The stability of industry scores year over year masks a shifting competitive landscape at the regional, national and sectoral levels.
ACSI divided the country into four regions: South, West, Northeast and Midwest.
While Chick-fil-A topped the QSR category nationwide and in the West and South, Starbucks had the highest satisfaction scores in the Northeast. The coffee giant came in second in the West and tied for second in the South.
ACSI’s survey began before Brian Niccol took over at Starbucks in September, but continued for six months thereafter, meaning some of the changes at the coffee chain may have moved the needle on consumer perception. The survey’s time frame also includes most of the 2024 value wars, which kicked off last spring.
ACSI warned that consumer price sensitivity will make this year hazardous for many brands.
“With households increasingly treating dining out as a luxury, every menu item and service interaction becomes a potential make-or-break moment,” the survey firm wrote.
Legacy brands cannot count on maintaining an edge, Forrest Morgeson said in the press release. Morgeson is an associate professor of marketing at Michigan State University and director of research, emeritus, at the ACSI.
“Smaller, popular brands like Raising Cane's and Wingstop are proving that creative marketing, digital engagement, and focusing on core strengths can challenge even the most established chains. The brands that succeed will be the ones that adapt quickly,” Morgeson wrote.
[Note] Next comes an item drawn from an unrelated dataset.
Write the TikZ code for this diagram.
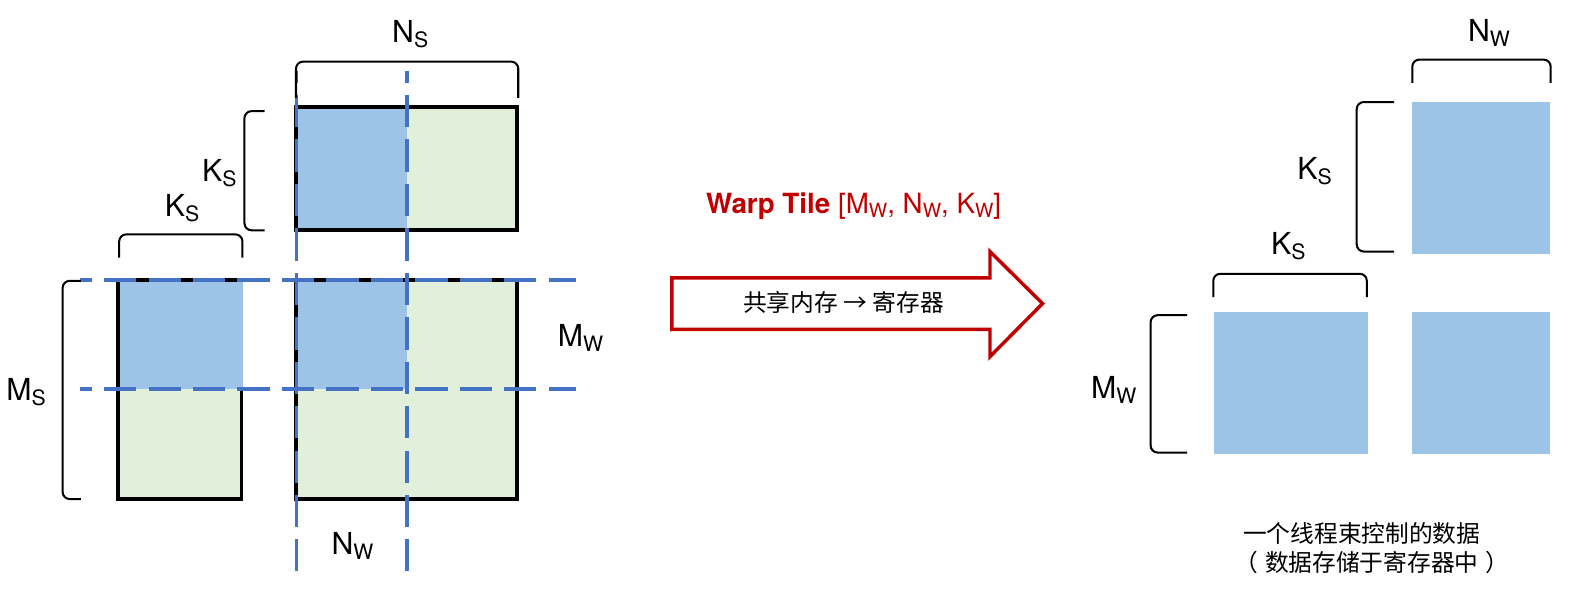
\documentclass[tikz,border=0pt]{standalone}
\usepackage{fontspec}
\setmainfont{TeX Gyre Heros}
\newfontfamily\cjk{Noto Sans CJK SC}
\usetikzlibrary{positioning}
\definecolor{tilegreen}{HTML}{E2EFDA}
\definecolor{tileblue}{HTML}{9DC3E6}
\definecolor{cutblue}{HTML}{4472C4}
\definecolor{warpred}{HTML}{C00000}
\newcommand{\lsub}[1]{\raisebox{-0.17em}{\scalebox{0.7}{#1}}}

\begin{document}
\begin{tikzpicture}[
    x=1pt, y=-1pt,
    dimtext/.style={font=\fontsize{30}{30}\selectfont, inner sep=0pt, anchor=base west},
    cjktext/.style={font=\cjk\fontsize{23.5}{29}\selectfont, inner sep=0pt, align=center},
    bracket/.style={line width=2pt, rounded corners=7pt},
    border/.style={draw=black, line width=3.7pt},
    cut/.style={cutblue, line width=3.6pt, dash pattern=on 32pt off 12pt, dash phase=20pt},
    bigarrow/.style={draw=warpred, fill=white, line width=3.4pt, line join=miter}
]
\useasboundingbox (0,0) rectangle (1568,604);

% --- shared memory tiles (left) ---
\fill[tilegreen] (117,277) rectangle (239,494);
\fill[tilegreen] (293,106) rectangle (512,228);
\fill[tilegreen] (293,277) rectangle (512,494);
\fill[tileblue] (293,106) rectangle (403,228);
\fill[tileblue] (293,277) rectangle (403,385);
\draw[border] (117,277) rectangle (239,494);
\draw[border] (293,106) rectangle (512,228);
\draw[border] (293,277) rectangle (512,494);
\fill[tileblue] (118.8,278.8) rectangle (240.8,385);

% warp cuts
\draw[cut] (293.5,70) -- (293.5,565);
\draw[cut] (403,70) -- (403,565);
\draw[cut] (79,277) -- (570,277);
\draw[cut] (79,385) -- (570,385);

% brackets
\draw[bracket] (293,97) -- (293,61) -- (513,61) -- (513,97);
\draw[bracket] (262,110) -- (242,110) -- (242,228) -- (262,228);
\draw[bracket] (118,255) -- (118,232) -- (240,232) -- (240,255);
\draw[bracket] (80,278) -- (62,278) -- (62,494) -- (80,494);

\node (ns)  [dimtext] at (388,42)  {N\lsub{S}};
\node (ksb) [dimtext] at (200,180) {K\lsub{S}};
\node (ksa) [dimtext] at (163,214) {K\lsub{S}};
\node (ms)  [dimtext] at (6,396)   {M\lsub{S}};
\node (mw)  [dimtext] at (552,343) {M\lsub{W}};
\node (nw)  [dimtext] at (328,549) {N\lsub{W}};

% --- transfer arrow ---
\node (title) [font=\fontsize{27.5}{27.5}\selectfont, text=warpred, inner sep=0pt, anchor=base] at (845,211)
    {\textbf{Warp Tile} [M\lsub{W}, N\lsub{W}, K\lsub{W}]};
\draw[bigarrow] (665,275) -- (980,275) -- (980,249) -- (1032,300.5)
    -- (980,353) -- (980,326) -- (665,326) -- cycle;
\node (move) [cjktext] at (835,299) {共享内存 → 寄存器};

% --- register tiles (right) ---
\fill[tileblue] (1398,101) rectangle (1534,251);
\fill[tileblue] (1202,309) rectangle (1354,449);
\fill[tileblue] (1398,309) rectangle (1534,449);

\draw[bracket] (1398,82) -- (1398,59) -- (1535,59) -- (1535,82);
\draw[bracket] (1380,101) -- (1343,101) -- (1343,249) -- (1380,249);
\draw[bracket] (1201,294) -- (1201,271) -- (1353,271) -- (1353,294);
\draw[bracket] (1175,312) -- (1139,312) -- (1139,448) -- (1175,448);

\node (nwr) [dimtext] at (1453,41)  {N\lsub{W}};
\node (ksr) [dimtext] at (1284,178) {K\lsub{S}};
\node (ksl) [dimtext] at (1258,252) {K\lsub{S}};
\node (mwr) [dimtext] at (1080,394) {M\lsub{W}};

\node (note)  [cjktext] at (1348,528) {一个线程束控制的数据};
\node (note2) [cjktext] at (1358,557) {（\hspace{7pt}数据存储于寄存器中\hspace{7pt}）};

\end{tikzpicture}
\end{document}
Such observations run parallel to Q1 2025’s earnings performance, which saw segment leaders like Chipotle and McDonald’s lose sales. Within the chicken subcategory, Wingstop and Raising Cane’s passed KFC’s systemwide sales last year, according to Circana data, despite the challenger brands having significantly smaller footprints.
The ACSI report is based on 16,381 completed surveys from April 2024 through March 2025.